▶ [WORK TO BE COMPLETED]
The lines from the top of the material below through the line containing "x_minor = [x_minor_mode1, x_minor_mode2, x_minor_mode3]" are to be printed exactly, with pictures omitted.

___

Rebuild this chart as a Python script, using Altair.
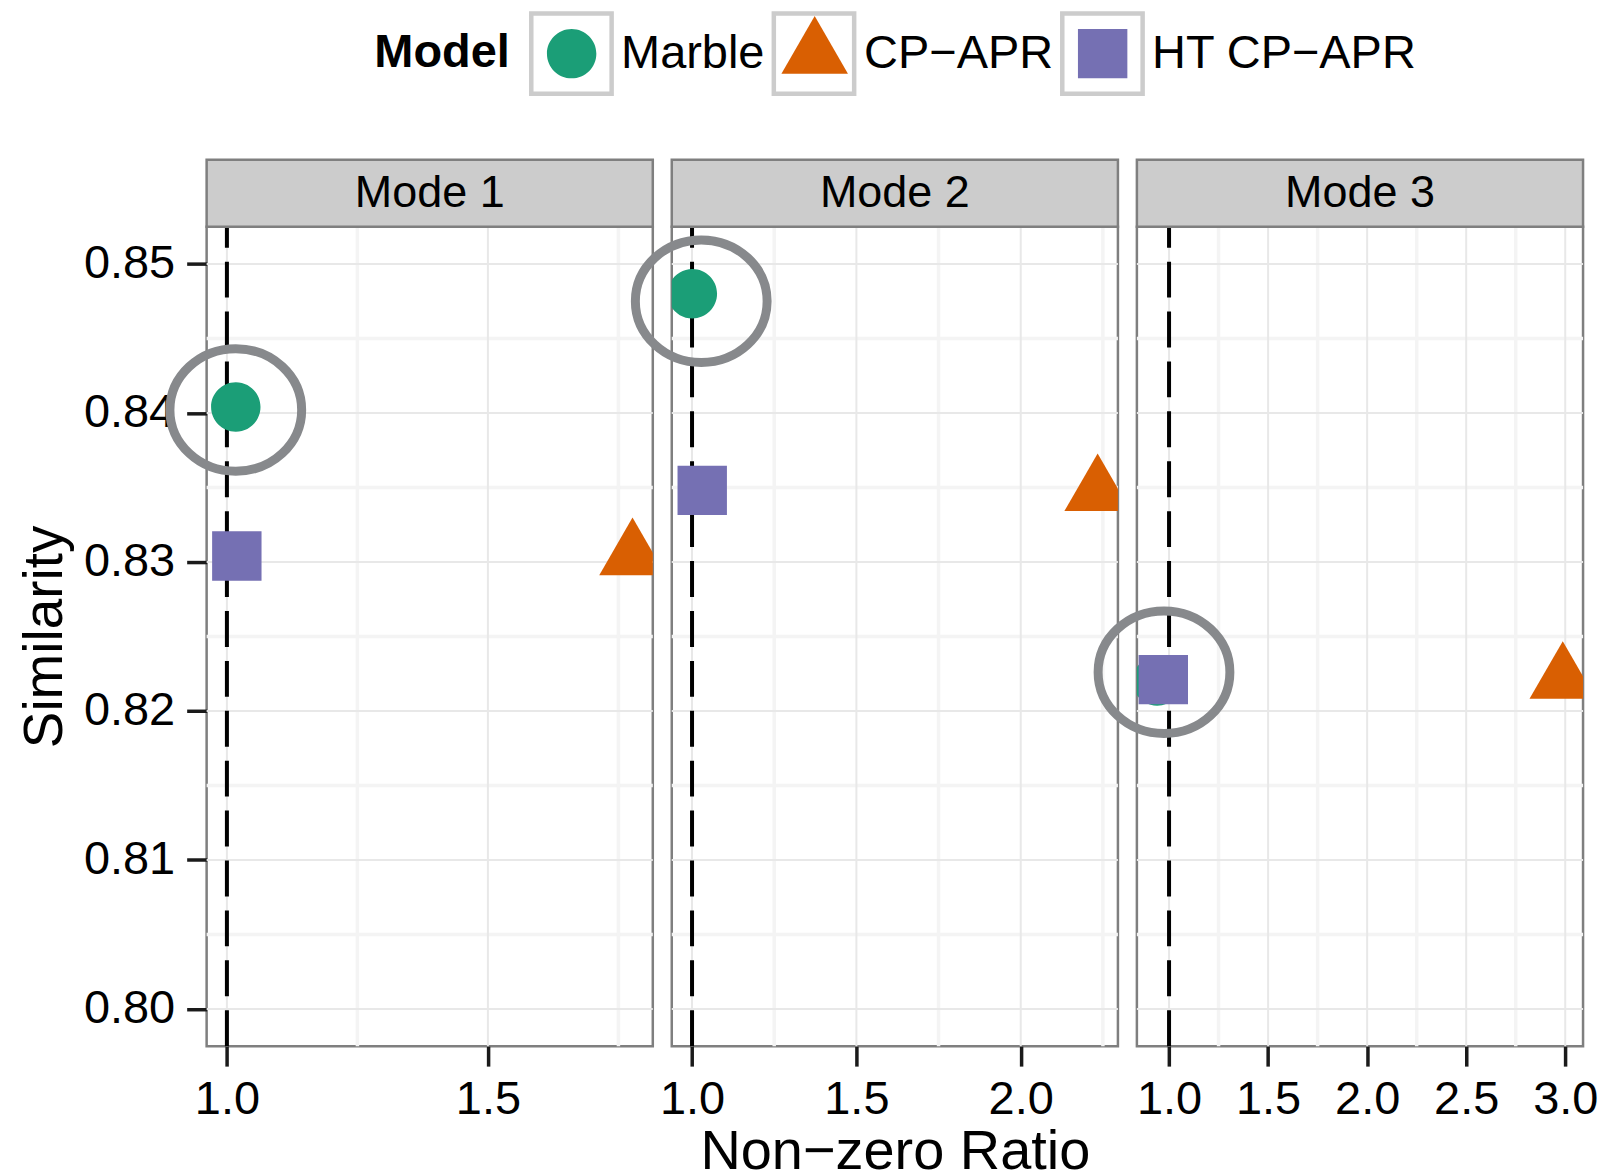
import altair as alt
import pandas as pd

# ---------------- data ----------------
modes = ["Mode 1", "Mode 2", "Mode 3"]
models = ["Marble", "CP−APR", "HT CP−APR"]
model_colors = ["#1B9E77", "#D95F02", "#7570B3"]

ratio_mode1 = [1.017, 1.777, 1.019]
ratio_mode2 = [1.001, 2.234, 1.031]
ratio_mode3 = [0.940, 2.9875, 0.971]
similarity_mode1 = [0.8404, 0.8304, 0.8304]
similarity_mode2 = [0.8480, 0.8347, 0.8348]
similarity_mode3 = [0.8220, 0.8221, 0.8221]

highlight_ratio = [1.017, 1.028, 0.9745]
highlight_similarity = [0.8402, 0.8475, 0.8226]

baseline_ratio = [1.0]

x_ticks_mode1 = [1.0, 1.5]
x_ticks_mode2 = [1.0, 1.5, 2.0]
x_ticks_mode3 = [1.0, 1.5, 2.0, 2.5, 3.0]
x_minor_mode1 = [1.25, 1.75]
x_minor_mode2 = [1.25, 1.75, 2.25]
x_minor_mode3 = [1.25, 1.75, 2.25, 2.75]
y_ticks = [0.80, 0.81, 0.82, 0.83, 0.84, 0.85]
y_minor = [0.805, 0.815, 0.825, 0.835, 0.845]
y_limits = [0.80, 0.85]

ratios = [ratio_mode1, ratio_mode2, ratio_mode3]
sims = [similarity_mode1, similarity_mode2, similarity_mode3]
x_ticks = [x_ticks_mode1, x_ticks_mode2, x_ticks_mode3]
x_minor = [x_minor_mode1, x_minor_mode2, x_minor_mode3]

# ---------------- style ----------------
W, H = 447, 821
STRIP_H = 67
FONT = "Liberation Sans"
# symbol paths share the same left extent so legend entries line up evenly
CIRCLE = "M-1.347,0L-1.347,0M1,0A1,1,0,1,1,-1,0A1,1,0,1,1,1,0Z"
TRIANGLE = "M0,-1.555L1.347,0.778L-1.347,0.778Z"
SQUARE = "M-1.347,0L-1.347,0M-1,-1L1,-1L1,1L-1,1Z"
ELLIPSE = "M-1,0A1,0.93,0,1,0,1,0A1,0.93,0,1,0,-1,0Z"

ypad = 0.05 * (y_limits[1] - y_limits[0])
y_scale = alt.Scale(domain=[y_limits[0] - ypad, y_limits[1] + ypad], nice=False, zero=False)

# ids for the key-box legend (kept distinct from the model legend so they do not merge)
key_ids = [str(k + 1) for k in range(len(models))]
key_label_expr = "[" + ",".join("'" + m + "'" for m in models) + "][toNumber(datum.value) - 1]"

# legend with the coloured symbols
legend_main = alt.Legend(
    title="Model", orient="none", legendX=168, legendY=-198.5, direction="horizontal",
    titleOrient="left", titleFontSize=47, titleFontWeight="bold", titleColor="black",
    titlePadding=36.7, titleBaseline="middle", titleAnchor="middle", titleFont=FONT,
    labelFontSize=47, labelColor="black", labelOffset=24.5, labelLimit=400, labelFont=FONT,
    symbolSize=2450, symbolStrokeWidth=0, symbolOpacity=1, columnPadding=15.5, padding=0,
)
# legend drawing only the grey key boxes behind the symbols
legend_keys = alt.Legend(
    title=None, orient="none", legendX=323, legendY=-216, direction="horizontal",
    labelFontSize=47, labelOpacity=0, labelOffset=7, labelLimit=400, labelFont=FONT,
    labelExpr=key_label_expr,
    symbolType="square", symbolStrokeColor="#cccccc", symbolStrokeWidth=4.5,
    symbolFillColor="transparent", symbolOpacity=1, columnPadding=0, padding=0,
)


def panel(i):
    xs = ratios[i]
    lo = min(min(xs), baseline_ratio[0])
    hi = max(max(xs), baseline_ratio[0])
    pad = 0.05 * (hi - lo)
    x_scale = alt.Scale(domain=[lo - pad, hi + pad], nice=False, zero=False)
    x_axis = alt.Axis(
        values=x_ticks[i], format=".1f", grid=False, domain=False, tickSize=20, tickWidth=3.5,
        tickColor="#1a1a1a", labelFontSize=47, labelColor="black", labelPadding=10,
        labelFlush=False, labelOverlap=False, titleFontSize=56, titleFontWeight="normal",
        titleColor="black", titlePadding=3, labelFont=FONT, titleFont=FONT,
    )
    x_title = "Non−zero Ratio" if i == 1 else None
    if i == 0:
        y_axis = alt.Axis(
            values=y_ticks, format=".2f", grid=False, domain=False, tickSize=20, tickWidth=3.5,
            tickColor="#1a1a1a", labelFontSize=47, labelColor="black", labelPadding=12,
            labelFlush=False, labelOverlap=False, titleFontSize=55, titleFontWeight="normal",
            titleColor="black", titlePadding=10, labelFont=FONT, titleFont=FONT,
        )
    else:
        y_axis = None

    def X(field):
        return alt.X(field, type="quantitative", scale=x_scale, axis=x_axis, title=x_title)

    def Y(field):
        return alt.Y(field, type="quantitative", scale=y_scale, axis=y_axis, title="Similarity")

    pts = pd.DataFrame({"model": models, "key": key_ids, "ratio": xs, "similarity": sims[i]})

    minor_y = alt.Chart(pd.DataFrame({"y": y_minor})).mark_rule(
        color="#f4f4f4", strokeWidth=3.5).encode(y=Y("y"))
    minor_x = alt.Chart(pd.DataFrame({"x": x_minor[i]})).mark_rule(
        color="#f4f4f4", strokeWidth=3.5).encode(x=X("x"))
    major_y = alt.Chart(pd.DataFrame({"y": y_ticks})).mark_rule(
        color="#e8e8e8", strokeWidth=2).encode(y=Y("y"))
    major_x = alt.Chart(pd.DataFrame({"x": x_ticks[i]})).mark_rule(
        color="#e8e8e8", strokeWidth=2).encode(x=X("x"))
    vline = alt.Chart(pd.DataFrame({"x": baseline_ratio})).mark_rule(
        color="black", strokeWidth=4, strokeDash=[36, 14]).encode(
        x=X("x"), y=alt.value(H), y2=alt.value(0))
    points = alt.Chart(pts).mark_point(filled=True, size=2450, opacity=1, clip=True).encode(
        x=X("ratio"), y=Y("similarity"),
        color=alt.Color("model:N", scale=alt.Scale(domain=models, range=model_colors), legend=legend_main),
        shape=alt.Shape("model:N", scale=alt.Scale(domain=models, range=[CIRCLE, TRIANGLE, SQUARE]),
                        legend=legend_main),
    )
    ring = alt.Chart(pd.DataFrame({"x": [highlight_ratio[i]], "y": [highlight_similarity[i]]})).mark_point(
        shape=ELLIPSE, filled=False, size=17424, strokeWidth=9, color="#87898c", opacity=1).encode(
        x=X("x"), y=Y("y"))
    strip_df = pd.DataFrame({"mode": [modes[i]]})
    strip_rect = alt.Chart(strip_df).mark_rect(
        fill="#cccccc", stroke="#7f7f7f", strokeWidth=2.5).encode(
        x=alt.value(0), x2=alt.value(W), y=alt.value(-STRIP_H), y2=alt.value(0))
    strip_text = alt.Chart(strip_df).mark_text(
        fontSize=45, font=FONT, color="black", align="center", baseline="middle").encode(
        text="mode:N", x=alt.value(W / 2), y=alt.value(-STRIP_H / 2))

    layers = [minor_y, minor_x, major_y, major_x, vline, points, ring, strip_rect, strip_text]
    if i == 0:
        keys = alt.Chart(pts).mark_point(filled=False, opacity=0, shape="square").encode(
            x=X("ratio"), y=Y("similarity"),
            size=alt.Size("key:N", scale=alt.Scale(domain=key_ids, range=[6480, 6480, 6480]),
                          legend=legend_keys),
        )
        layers = [keys] + layers
    return alt.layer(*layers).properties(width=W, height=H)


chart = alt.hconcat(panel(0), panel(1), panel(2), spacing=19, bounds="flush").properties(
    padding={"left": 8, "top": 2, "right": 10, "bottom": 0}
).configure(font=FONT).configure_view(stroke="#7f7f7f", strokeWidth=2.5)

chart.save("out.html", embed_options={"renderer": "svg", "actions": False})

___

▶ [TASK ANSWER]
Rebuild this chart as a Python script, using Altair.
import altair as alt
import pandas as pd

# ---------------- data ----------------
modes = ["Mode 1", "Mode 2", "Mode 3"]
models = ["Marble", "CP−APR", "HT CP−APR"]
model_colors = ["#1B9E77", "#D95F02", "#7570B3"]

ratio_mode1 = [1.017, 1.777, 1.019]
ratio_mode2 = [1.001, 2.234, 1.031]
ratio_mode3 = [0.940, 2.9875, 0.971]
similarity_mode1 = [0.8404, 0.8304, 0.8304]
similarity_mode2 = [0.8480, 0.8347, 0.8348]
similarity_mode3 = [0.8220, 0.8221, 0.8221]

highlight_ratio = [1.017, 1.028, 0.9745]
highlight_similarity = [0.8402, 0.8475, 0.8226]

baseline_ratio = [1.0]

x_ticks_mode1 = [1.0, 1.5]
x_ticks_mode2 = [1.0, 1.5, 2.0]
x_ticks_mode3 = [1.0, 1.5, 2.0, 2.5, 3.0]
x_minor_mode1 = [1.25, 1.75]
x_minor_mode2 = [1.25, 1.75, 2.25]
x_minor_mode3 = [1.25, 1.75, 2.25, 2.75]
y_ticks = [0.80, 0.81, 0.82, 0.83, 0.84, 0.85]
y_minor = [0.805, 0.815, 0.825, 0.835, 0.845]
y_limits = [0.80, 0.85]

ratios = [ratio_mode1, ratio_mode2, ratio_mode3]
sims = [similarity_mode1, similarity_mode2, similarity_mode3]
x_ticks = [x_ticks_mode1, x_ticks_mode2, x_ticks_mode3]
x_minor = [x_minor_mode1, x_minor_mode2, x_minor_mode3]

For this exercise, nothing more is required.